In a first step, they selected a subset of questions they felt particularly relevant and important to them. Then, they discussed each question in turn, documenting the discussion with sticky notes they added to each card. Finally, they placed along the two axes. The horizontal axis indicates how well HCI is acting on this question (from “HCI sucks at it” to “HCI does it well”. The vertical axis indicates how visible the topic is in the community (from “HCI doesn’t talk about it” to “HCI talks about it a lot”).
This group felt that HCI is acting well in response to and talking much about questions co-governance and participation, cultural and artistic practices, and social justice. Topics of ease of use, emissions, mutual learning, energy and materials, adaptability and repurposing, and regenerative business practices are talked about (in descending order) but HCI is only acting upon it in a mediocre way. Finally, robustness, climate impact, and appropriateness of technologies are neither talked about nor acted upon well enough.
In this use case, a group of Human-Computer Interaction (HCI) researchers used a circular space explore connections between different sustainability aspects. This was done with the virtual cards on a Miro board.

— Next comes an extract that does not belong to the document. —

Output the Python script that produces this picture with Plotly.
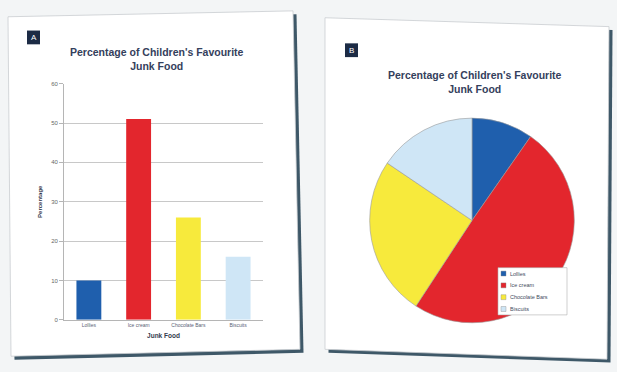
import plotly.graph_objects as go

# ---- data ----
categories = ["Lollies", "Ice cream", "Chocolate Bars", "Biscuits"]
percentages = [10, 51, 26, 16]
colors = ["#1f5fad", "#e3262d", "#f7ea3c", "#cfe6f6"]
y_ticks = [0, 10, 20, 30, 40, 50, 60]
chart_title = "Percentage of Children's Favourite<br>Junk Food"

W, H = 617, 372
def px(x):
    return x / W
def py(y):
    return 1 - y / H

def poly(pts):
    s = "M " + " L ".join(f"{px(x):.5f},{py(y):.5f}" for x, y in pts) + " Z"
    return s

fig = go.Figure()

fig.add_trace(go.Bar(
    x=categories, y=percentages, marker=dict(color=colors, line=dict(width=0)),
    width=0.5, showlegend=False, xaxis="x", yaxis="y",
))

fig.add_trace(go.Pie(
    labels=categories, values=percentages, sort=False, direction="clockwise",
    rotation=0, marker=dict(colors=colors, line=dict(color="#9a9a9a", width=0.6)),
    textinfo="none", hoverinfo="label+percent",
    domain=dict(x=[px(368), px(576)], y=[py(325), py(117)]),
    showlegend=False,
))

shapes = []
annotations = []
# cards: shadow + white face
cardA = [(8, 14), (293, 8), (300, 352), (11, 359)]
cardB = [(325, 15), (609, 24), (607, 362), (325, 352)]
for card in (cardA, cardB):
    shadow = [(x + 3.5, y + 3.5) for x, y in card]
    shapes.append(dict(type="path", xref="paper", yref="paper", path=poly(shadow),
                       fillcolor="#3e5868", line=dict(width=0), layer="below"))
    shapes.append(dict(type="path", xref="paper", yref="paper", path=poly(card),
                       fillcolor="#ffffff", line=dict(color="#c9cdd0", width=0.8), layer="below"))
# badges
for (x0, y0, letter) in [(27, 28, "A"), (345, 41, "B")]:
    shapes.append(dict(type="rect", xref="paper", yref="paper",
                       x0=px(x0), x1=px(x0 + 13), y0=py(y0 + 14), y1=py(y0),
                       fillcolor="#1c2b45", line=dict(width=0)))
    annotations.append(dict(text=letter, x=px(x0 + 6.5), y=py(y0 + 7), xref="paper", yref="paper",
                            xanchor="center", yanchor="middle", showarrow=False,
                            font=dict(size=8, color="white", family="Liberation Sans")))

for (cx, cy) in [(157, 57), (475, 80)]:
    annotations.append(dict(text="<b>" + chart_title + "</b>", x=px(cx), y=py(cy),
                            xref="paper", yref="paper", xanchor="center", yanchor="middle",
                            showarrow=False,
                            font=dict(size=10.5, color="#34405c", family="Liberation Sans")))

# pie legend box (drawn manually to keep it compact)
lx0, ly0, lx1, ly1 = 498, 269, 567, 317
shapes.append(dict(type="rect", xref="paper", yref="paper",
                   x0=px(lx0), x1=px(lx1), y0=py(ly1), y1=py(ly0),
                   fillcolor="white", line=dict(color="#b0b0b0", width=0.6)))
for i, (lab, col) in enumerate(zip(categories, colors)):
    cy = ly0 + 6 + i * 12
    shapes.append(dict(type="rect", xref="paper", yref="paper",
                       x0=px(lx0 + 3), x1=px(lx0 + 8), y0=py(cy + 2.5), y1=py(cy - 2.5),
                       fillcolor=col, line=dict(color="#888888", width=0.4)))
    annotations.append(dict(text=lab, x=px(lx0 + 10), y=py(cy), xref="paper", yref="paper",
                            xanchor="left", yanchor="middle", showarrow=False,
                            font=dict(size=5.5, color="#444c60", family="Liberation Sans")))

fig.update_layout(
    width=W, height=H, margin=dict(l=0, r=0, t=0, b=0),
    paper_bgcolor="#f3f5f6", plot_bgcolor="rgba(0,0,0,0)",
    shapes=shapes, annotations=annotations,
    font=dict(family="Liberation Sans"),
    showlegend=False,
    xaxis=dict(domain=[px(64), px(263)], anchor="y", showgrid=False,
               showline=True, linecolor="#b5b5b5", linewidth=0.8,
               tickfont=dict(size=5, color="#5a6275"),
               title=dict(text="<b>Junk Food</b>", font=dict(size=6.5, color="#333a4d"), standoff=6)),
    yaxis=dict(domain=[py(322), py(82)], anchor="x", range=[0, 60], tickvals=y_ticks,
               showgrid=True, gridcolor="#c8c8c8", gridwidth=0.8,
               showline=True, linecolor="#b5b5b5", linewidth=0.8,
               ticks="outside", ticklen=4, tickcolor="#b5b5b5",
               tickfont=dict(size=6, color="#666666"),
               title=dict(text="<b>Percentage</b>", font=dict(size=6, color="#333a4d"), standoff=8)),
)

fig.write_html("out.html")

In a first step, they placed the cards that they deemed relevant and important. They then discussed the cards, moved them around, drew connection lines and added sticky notes with comments, further questions, or criticism.
This group contrasted HCI’s economic, technological, and political impact on policies and regulations, long-term use, freedom of expression, and transparent governance with cultural questions of diversity and belonging and respect for traditions and positive visions of potential futures. The group particularly explored the notion of “belonging” and its relation to kinship and nationalism and the limits of sustainable change under capitalism. Further connections and contrasts were drawn between solidarity and difference. For this group, the social justice card was at the core of sustainability, which is connected to mutual learning, purpose and meaning, mental and physical health, gender, generations, safety, and social benefit.
Expanding the Question
In this use case, a group of Human-Computer Interaction (HCI) researchers selected a single card from the deck to unpack it further. This was done virtually on a Miro board.
The group selected the “How does our research promote social justice?” card as being central to sustainability and HCI. The then unpacked the words “our” and “research” in this question and put sticky notes for each sub-question next to the card.
For this group, “our” (or “we”) can include supervisors, their research groups, universities, research communities, funders, and industry partners (righthand side on the screenshot) . And “research” includes their ontologies, epistemologies, methods, data practices, research questions, citation practices, publication formats, review practices, norms and traditions, networks, word choices, research and development (and intellectual property) development, impact measures, and collaborations.
This use case shows that the term “our research”, which features on all cards can be understood in variety of ways and it might be beneficial groups using the cards to clarify what they mean by this expression before attempting to answer the question.